Effective immediately, all new and semi-annual ratings are on hold. This is a decision resulting from a realization that the time I have spent on detailing the history, ecology, technology and centralization of many altcoins are vastly better spent by studying money protocols in general, and Bitcoin properties in particular. I have always applied a form of Austrian Economics in my cryptocurrency valuation framework. The decentralization section in all of the rating articles has always been the most important part, and only a select few cryptocurrencies have ever gotten a decentralization rating other than abysmal. In other words, I have been far harsher than the competition when rating altcoins, which has resulted in a good track record as altcoin prices in satoshis have fallen considerably since early 2018. But admittedly, the focus I placed on decentralization and supply inflation was still not strong enough. It is now time to get serious about the implications from a decentralization and supply inflation intersection, which likely includes a long-term winner-takes-it-all effect similar to what gold has done with silver. The best embodiment of these intertwined properties is Bitcoin, which not in a decade has seen a change in its expected issuance schedule. This should be contrasted with most competing altcoins that are changing drastically every year or so, which causes them to deteriorate as money in the long run.

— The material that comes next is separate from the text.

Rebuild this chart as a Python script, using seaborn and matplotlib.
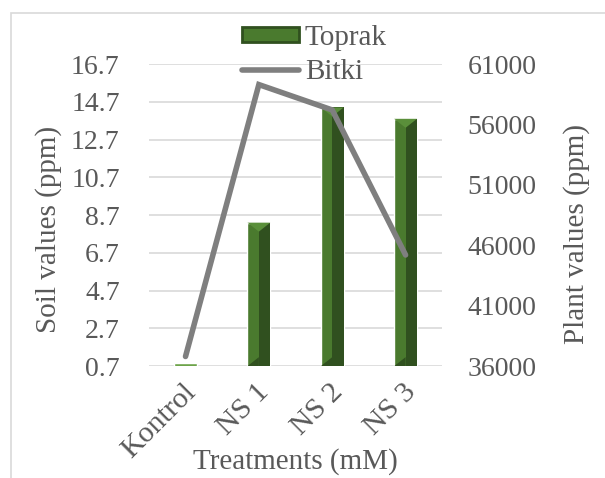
import numpy as np
import pandas as pd
import seaborn as sns
import matplotlib.pyplot as plt
import matplotlib.transforms as mtrans
from matplotlib.patches import Polygon, Rectangle, Patch
from matplotlib.lines import Line2D

# data
treatments = ['Kontrol', 'NS 1', 'NS 2', 'NS 3']
toprak = [0.85, 8.3, 14.4, 13.8]          # soil values (ppm)
bitki = [36800, 59300, 57200, 45200]      # plant values (ppm)
soil_ticks = [0.7, 2.7, 4.7, 6.7, 8.7, 10.7, 12.7, 14.7, 16.7]
plant_ticks = [36000, 41000, 46000, 51000, 56000, 61000]

sns.set_theme(style='white')
plt.rcParams['font.family'] = ['Liberation Serif', 'DejaVu Serif']
txt = '#595959'
light = '#4a7a2e'
dark = '#30501f'
top_c = '#5a8f3a'

df = pd.DataFrame({'Treatment': treatments, 'Toprak': toprak, 'Bitki': bitki})

fig = plt.figure(figsize=(6.05, 4.78), dpi=100)
ax = fig.add_axes([0.246, 0.234, 0.485, 0.632])
sns.barplot(data=df, x='Treatment', y='Toprak', color=light, width=0.31,
            saturation=1, ax=ax, zorder=2)
ax.set_ylim(0.7, 16.7)
ax.set_xlim(-0.5, 3.5)
ax.set_yticks(soil_ticks)
ax.set_yticklabels([f'{t:.1f}' for t in soil_ticks])

# bevel shading on each bar (taken from the bar patches)
ppx = 16.0 / (0.632 * 478)   # data units per pixel on y
for p in list(ax.patches):
    x0, w, h = p.get_x(), p.get_width(), p.get_height()
    if h - 0.7 < 1.0:
        p.set_facecolor('#6da34a')
        continue
    d = 9 * ppx
    ax.add_patch(Rectangle((x0 + w / 2, 0.7), w / 2, h - 0.7, color=dark, zorder=2.1, lw=0))
    ax.add_patch(Polygon([(x0, h), (x0 + w, h), (x0 + w / 2, h - d)], closed=True,
                         color=top_c, zorder=2.2, lw=0))
    ax.add_patch(Polygon([(x0, 0.7), (x0 + w / 2, 0.7 + d), (x0 + w / 2, 0.7)], closed=True,
                         color=dark, zorder=2.2, lw=0))

ax.grid(axis='y', color='#d9d9d9', lw=1.2, zorder=0)
ax.set_axisbelow(True)
for s in ax.spines.values():
    s.set_visible(False)
ax.tick_params(axis='y', length=0, labelsize=20, colors=txt, pad=21)
ax.tick_params(axis='x', length=0, labelsize=21.5, colors=txt, pad=9)
ax.set_xticks(range(len(treatments)))
ax.set_xticklabels(treatments, rotation=45, ha='right', rotation_mode='anchor')
shift = mtrans.ScaledTranslation(-2 / 72, 0, fig.dpi_scale_trans)
for lab in ax.get_xticklabels():
    lab.set_transform(lab.get_transform() + shift)
ax.set_ylabel('Soil values (ppm)', fontsize=21, color=txt)
ax.yaxis.set_label_coords(-0.297, 0.454)
ax.set_xlabel('Treatments (mM)', fontsize=21, color=txt)
ax.xaxis.set_label_coords(0.5, -0.27)

ax2 = ax.twinx()
sns.lineplot(x=range(len(treatments)), y=bitki, ax=ax2, color='#7f7f7f', lw=4,
             solid_capstyle='round', solid_joinstyle='miter', zorder=3)
ax2.set_ylim(36000, 61000)
ax2.set_yticks(plant_ticks)
ax2.set_yticklabels([str(t) for t in plant_ticks])
for s in ax2.spines.values():
    s.set_visible(False)
ax2.tick_params(axis='y', length=0, labelsize=20, colors=txt, pad=18)
ax2.set_ylabel('Plant values (ppm)', fontsize=21, color=txt)
ax2.yaxis.set_label_coords(1.413, 0.437)
ax2.grid(False)

handles = [Patch(facecolor=light, edgecolor=dark, lw=2),
           Line2D([0], [0], color='#7f7f7f', lw=4, solid_capstyle='round')]
fig.legend(handles, ['Toprak', 'Bitki'], loc='upper left', bbox_to_anchor=(0.4, 0.948),
           frameon=False, fontsize=21, labelcolor=txt, handlelength=1.95, handleheight=0.45,
           handletextpad=0.2, labelspacing=0.28, borderpad=0, borderaxespad=0)

fig.add_artist(Rectangle((0.018, -0.01), 1.0, 0.983, transform=fig.transFigure,
                         fill=False, edgecolor='#d9d9d9', lw=1.2))

fig.savefig('out.png', dpi=100)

The stock-to-flow ratio of primitive commodity money has always been a metric that almost single-handedly could explain a monetary premium evolving for such money, given that other base properties like divisibility, fungibility etc. had been fulfilled. The importance of this ratio has with cryptocurrencies come back with a vengeance, after having been temporarily overshadowed by fiat currencies with their top-down monetary policies and more or less enforced acceptance as money. As cryptocurrencies have opened up for new markets to try out the soundness of various digital monies, the stock-to-flow ratio will again heavily determine evolving monetary premia, like it did historically when gold, silver, copper, sea-shells, glass beads, gin bottles, sugar, tobacco, and so on, competed for wealth storage.
Future articles includes historical accounts of various primitive monetary systems and how they failed. Those are all important to fully understand how a stock-to-flow ratio affects money. I will also keep writing about certain altcoins in order to explain how an adjusted stock-to-flow ratio is needed to properly evaluate how hard or easy a specific cryptocurrency is as money. So in a sense, this is a total pivot to Bitcoin and Austrian economics. The Austrian framework is simply logical, and Bitcoin is the closest thing to a hard money software implementation that we have of that framework.